Io e la mia amica siamo lì, incerte se ridere o piangere e mentre passano tanti autobus pieni che non si fermano, un signore scende e si avvicina "Sarà difficile ragazze, è il venerdì di un fine settimana lungo, la gente torna a casa e i pullman viaggiano pieni! Io vado a Cucuta, là vive la mia famiglia".

A Cucuta, l'ultima città che si incontra uscendo da nord-est, dopo c'è il Venezuela. Quindi il signore è ancora a metà strada e invece di arrabbiarsi con le turiste sprovvedute sta lì a farci compagnia e a elencarci le meraviglie del posto.
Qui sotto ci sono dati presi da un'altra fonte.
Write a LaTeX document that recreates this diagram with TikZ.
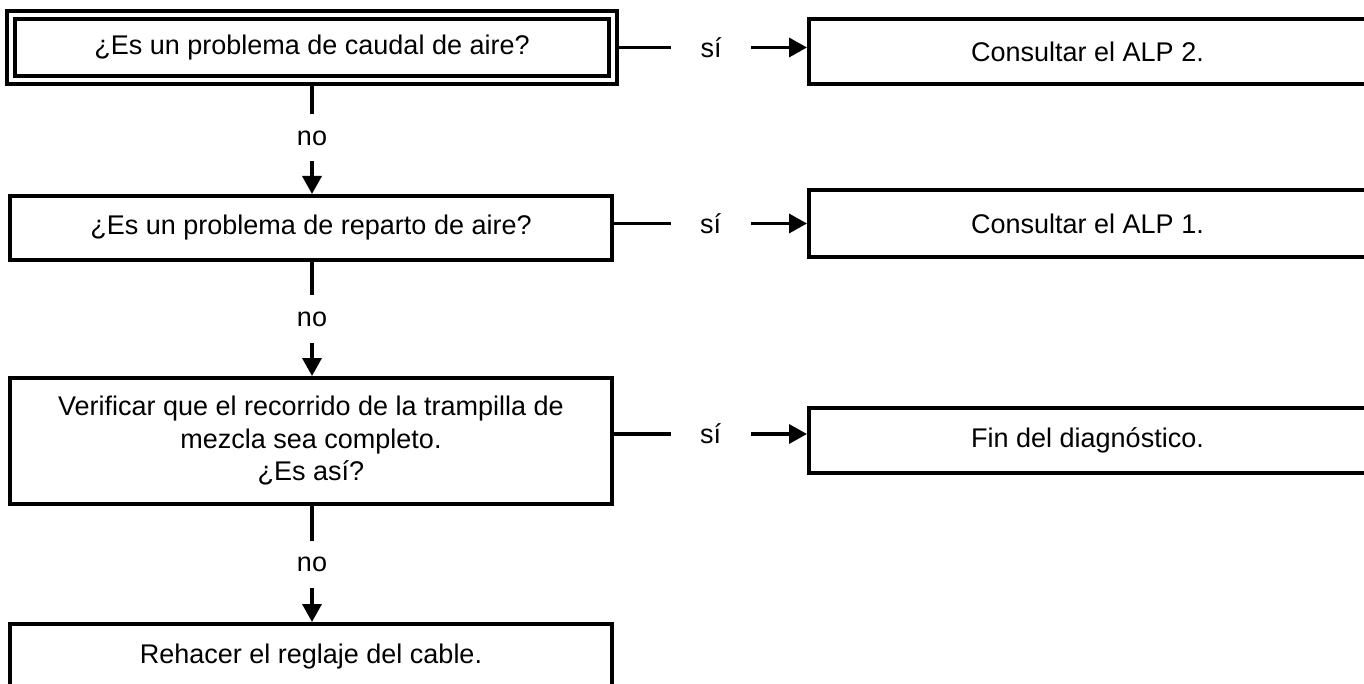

"Gente tosta i santandereani. Da qui è partita l'insurrezione dei Comuneros che poi ha coinvolto tutta la Colombia. Da qui è partita la marcia che poi è arrivata a Bogotà!". Già i comuneros...questa storia ce l'avevano già raccontata i nostri amici.

In certi posti pare che il tempo si sia fermato. Guardo il signore con indosso la sua ruana (un mantello di lana di fattura indigena che da secoli gli abitanti della regione andina della Colombia usano per proteggersi dal freddo) e quasi me l'immagino questi contadini che si ribellano al vicerè di turno che imponeva il monopolio sulla produzione del tabacco e dell'aguardiente (il liquore nazionale dal retrogusto di anice) per finanziare le guerre europee dei Borbone. Fu proprio la rivoluzione dei Comuneros a gettare le basi del movimento nazionale d'indipendenza dagli spagnoli.

Mentre la mente spazia richiamando alla memoria le vicende del Virreynato de Nueva Granada, l'autista ci comunica che il piano è cambiato: inutile restare ad aspettare, ha contattato al telefono un collega che sta facendo lo stesso percorso nella direzione opposta e, non si sa come, quando lo incontreremo per strada effettueremo lo "scambio dei passeggeri".




Saliamo a bordo, ma ormai non c'è fretta, la compagnia è piacevole e realizziamo che il viaggio vero e proprio è cominciato dopo l'imprevisto. Ci fanno rimanere davanti, così il trasbordo sarà più rapido e nel frattempo i pochi che riuscivano a dormire si sono svegliati. Noi siamo un po' in imbarazzo, abbiamo tenuto fermo un autobus per circa mezzora e il disagio ancora non è finito.

Per fortuna la gente più che preoccupata sembra incuriosita...La Lonely Planet ci serve solo per prendere appunti: posti da vedere, ristoranti di parenti, misure da prendere per evitare di essere divorate dagli insetti, ecc...abbiamo avuto fortuna a mancare la fermata!

All'improvviso, però, un dubbio serpeggia nella platea: "Tra due settimane è Natale, non lo passate con la vostra famiglia?". Tranquillizziamo i nostri interlocutori, dicendo che l'attenzione alla tradizione non è certo una prerogativa colombiana e la conversazione prosegue.

"Non potete perdervi il Parque del Gallineral". Quando mi parlavano di piante parassite che pendevano dai rami degli alberi, avevo in mente l'edera e non certo queste piante maestose con le barbe bianche, i cammini di pietra e i ponti coloniali che avremmo visto nei giorni a seguire.

"Se avete tempo andate anche alla Cascata di Juan Curì". Un po' di tempo in effetti ci vuole a camminare nell'intricato bosco umido. Si arriva alla prima cascata, ci si arrampica sulle rocce seguendo il corso del fiume fino ad arrivare alla cascata maggiore. Un salto di 80 metri, le pareti di roccia e una vegetazione fitta: il sole riesce a passare solo dalle undici all'una.

I discorsi vanno avanti, la conversazione si arresta solo quando incrociamo altri autobus e poi riprende. Alla fine l'autista accende i lampeggianti e si ferma e capiamo che è ora di scendere: finalmente questa gente potrà proseguire il viaggio senza intoppi.



Salutiamo questi sconosciuti con auguri, ringraziamenti e strette di mano. Il signore con la ruana, forse sapendo della fama di cui gode il suo paese, ci dice: "Buona fortuna e non vi preoccupate, noi colombiani siamo brava gente".

Carichiamo gli zaini e attraversiamo la strada, qualcuno ci saluta ancora dal finestrino. Penso al disagio che abbiamo provocato ai nostri compagni di viaggio, penso alla stessa situazione con altre persone e a una diversa latitudine...saliamo sull'altro autobus e scopro di sentirmi commossa nell'intimo...avevo perso l'abitudine all'umanità!